> **What the task requires**:
Restate the material word for word and leave out anything that is a picture.

> **Supplied material**:
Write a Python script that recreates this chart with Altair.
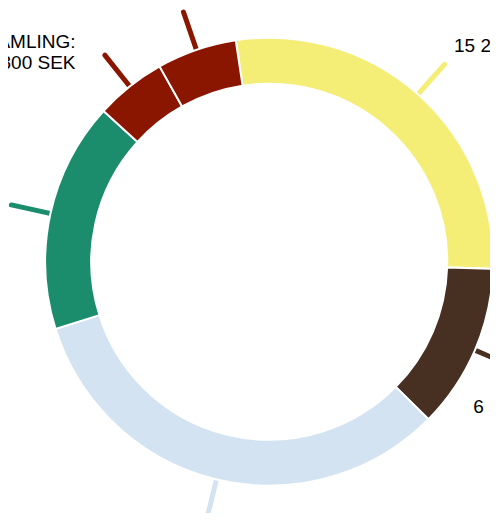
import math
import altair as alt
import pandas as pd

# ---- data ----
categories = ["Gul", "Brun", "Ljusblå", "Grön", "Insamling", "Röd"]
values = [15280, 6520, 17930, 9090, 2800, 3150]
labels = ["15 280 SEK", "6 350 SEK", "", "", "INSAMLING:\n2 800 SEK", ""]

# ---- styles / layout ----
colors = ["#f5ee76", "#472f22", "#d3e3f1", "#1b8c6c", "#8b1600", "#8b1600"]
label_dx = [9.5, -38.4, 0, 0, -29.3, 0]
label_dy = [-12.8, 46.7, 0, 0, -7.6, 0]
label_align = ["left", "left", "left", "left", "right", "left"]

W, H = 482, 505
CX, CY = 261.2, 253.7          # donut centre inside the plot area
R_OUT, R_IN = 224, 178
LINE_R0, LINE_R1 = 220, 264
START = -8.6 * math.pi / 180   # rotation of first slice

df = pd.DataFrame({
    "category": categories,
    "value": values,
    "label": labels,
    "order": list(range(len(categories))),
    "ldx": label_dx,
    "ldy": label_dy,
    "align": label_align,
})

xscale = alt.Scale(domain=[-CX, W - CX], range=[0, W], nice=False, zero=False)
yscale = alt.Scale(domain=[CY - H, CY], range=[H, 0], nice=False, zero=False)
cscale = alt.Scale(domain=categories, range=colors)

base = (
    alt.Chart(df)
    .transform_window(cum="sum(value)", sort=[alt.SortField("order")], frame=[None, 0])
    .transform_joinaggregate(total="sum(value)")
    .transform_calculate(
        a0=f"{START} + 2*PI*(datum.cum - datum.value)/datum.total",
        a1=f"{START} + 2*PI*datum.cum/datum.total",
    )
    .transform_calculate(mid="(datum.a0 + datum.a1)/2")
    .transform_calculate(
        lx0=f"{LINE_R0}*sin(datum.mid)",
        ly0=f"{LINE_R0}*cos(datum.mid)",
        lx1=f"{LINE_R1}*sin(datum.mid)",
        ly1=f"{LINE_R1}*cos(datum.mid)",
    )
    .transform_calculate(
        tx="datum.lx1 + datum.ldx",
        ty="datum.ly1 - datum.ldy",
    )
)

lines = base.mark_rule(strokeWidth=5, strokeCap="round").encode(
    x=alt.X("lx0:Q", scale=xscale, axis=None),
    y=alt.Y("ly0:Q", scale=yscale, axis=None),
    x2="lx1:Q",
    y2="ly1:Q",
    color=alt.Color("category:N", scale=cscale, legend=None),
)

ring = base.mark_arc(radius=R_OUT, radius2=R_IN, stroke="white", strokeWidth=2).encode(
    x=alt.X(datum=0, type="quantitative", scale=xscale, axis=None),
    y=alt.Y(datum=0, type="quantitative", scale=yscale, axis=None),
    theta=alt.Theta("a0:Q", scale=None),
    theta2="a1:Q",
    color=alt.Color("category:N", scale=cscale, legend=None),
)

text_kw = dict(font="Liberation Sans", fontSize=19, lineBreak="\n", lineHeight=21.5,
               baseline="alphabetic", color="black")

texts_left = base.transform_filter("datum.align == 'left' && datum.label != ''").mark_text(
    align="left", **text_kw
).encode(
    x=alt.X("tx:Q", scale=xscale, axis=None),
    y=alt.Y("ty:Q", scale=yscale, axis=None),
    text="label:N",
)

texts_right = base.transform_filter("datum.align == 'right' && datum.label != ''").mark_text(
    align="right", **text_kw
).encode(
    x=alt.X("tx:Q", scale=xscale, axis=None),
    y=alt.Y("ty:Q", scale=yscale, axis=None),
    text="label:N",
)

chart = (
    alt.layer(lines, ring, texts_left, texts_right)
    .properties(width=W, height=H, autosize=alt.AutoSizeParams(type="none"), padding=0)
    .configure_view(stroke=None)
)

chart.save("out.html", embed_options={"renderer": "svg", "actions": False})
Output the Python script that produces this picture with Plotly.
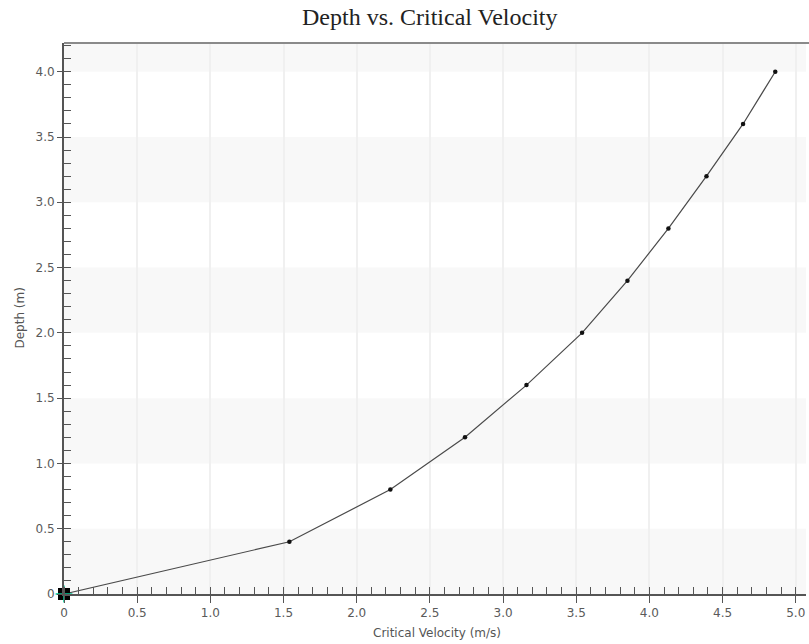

> **Completed exercise**:
Write a Python script that recreates this chart with Altair.
import math
import altair as alt
import pandas as pd

# ---- data ----
categories = ["Gul", "Brun", "Ljusblå", "Grön", "Insamling", "Röd"]
values = [15280, 6520, 17930, 9090, 2800, 3150]
labels = ["15 280 SEK", "6 350 SEK", "", "", "INSAMLING:\n2 800 SEK", ""]

# ---- styles / layout ----
colors = ["#f5ee76", "#472f22", "#d3e3f1", "#1b8c6c", "#8b1600", "#8b1600"]
label_dx = [9.5, -38.4, 0, 0, -29.3, 0]
label_dy = [-12.8, 46.7, 0, 0, -7.6, 0]
label_align = ["left", "left", "left", "left", "right", "left"]

W, H = 482, 505
CX, CY = 261.2, 253.7          # donut centre inside the plot area
R_OUT, R_IN = 224, 178
LINE_R0, LINE_R1 = 220, 264
START = -8.6 * math.pi / 180   # rotation of first slice

df = pd.DataFrame({
    "category": categories,
    "value": values,
    "label": labels,
    "order": list(range(len(categories))),
    "ldx": label_dx,
    "ldy": label_dy,
    "align": label_align,
})

xscale = alt.Scale(domain=[-CX, W - CX], range=[0, W], nice=False, zero=False)
yscale = alt.Scale(domain=[CY - H, CY], range=[H, 0], nice=False, zero=False)
cscale = alt.Scale(domain=categories, range=colors)

base = (
    alt.Chart(df)
    .transform_window(cum="sum(value)", sort=[alt.SortField("order")], frame=[None, 0])
    .transform_joinaggregate(total="sum(value)")
    .transform_calculate(
        a0=f"{START} + 2*PI*(datum.cum - datum.value)/datum.total",
        a1=f"{START} + 2*PI*datum.cum/datum.total",
    )
    .transform_calculate(mid="(datum.a0 + datum.a1)/2")
    .transform_calculate(
        lx0=f"{LINE_R0}*sin(datum.mid)",
        ly0=f"{LINE_R0}*cos(datum.mid)",
        lx1=f"{LINE_R1}*sin(datum.mid)",
        ly1=f"{LINE_R1}*cos(datum.mid)",
    )
    .transform_calculate(
        tx="datum.lx1 + datum.ldx",
        ty="datum.ly1 - datum.ldy",
    )
)

lines = base.mark_rule(strokeWidth=5, strokeCap="round").encode(
    x=alt.X("lx0:Q", scale=xscale, axis=None),
    y=alt.Y("ly0:Q", scale=yscale, axis=None),
    x2="lx1:Q",
    y2="ly1:Q",
    color=alt.Color("category:N", scale=cscale, legend=None),
)

ring = base.mark_arc(radius=R_OUT, radius2=R_IN, stroke="white", strokeWidth=2).encode(
    x=alt.X(datum=0, type="quantitative", scale=xscale, axis=None),
    y=alt.Y(datum=0, type="quantitative", scale=yscale, axis=None),
    theta=alt.Theta("a0:Q", scale=None),
    theta2="a1:Q",
    color=alt.Color("category:N", scale=cscale, legend=None),
)

text_kw = dict(font="Liberation Sans", fontSize=19, lineBreak="\n", lineHeight=21.5,
               baseline="alphabetic", color="black")

texts_left = base.transform_filter("datum.align == 'left' && datum.label != ''").mark_text(
    align="left", **text_kw
).encode(
    x=alt.X("tx:Q", scale=xscale, axis=None),
    y=alt.Y("ty:Q", scale=yscale, axis=None),
    text="label:N",
)

texts_right = base.transform_filter("datum.align == 'right' && datum.label != ''").mark_text(
    align="right", **text_kw
).encode(
    x=alt.X("tx:Q", scale=xscale, axis=None),
    y=alt.Y("ty:Q", scale=yscale, axis=None),
    text="label:N",
)

chart = (
    alt.layer(lines, ring, texts_left, texts_right)
    .properties(width=W, height=H, autosize=alt.AutoSizeParams(type="none"), padding=0)
    .configure_view(stroke=None)
)

chart.save("out.html", embed_options={"renderer": "svg", "actions": False})
Output the Python script that produces this picture with Plotly.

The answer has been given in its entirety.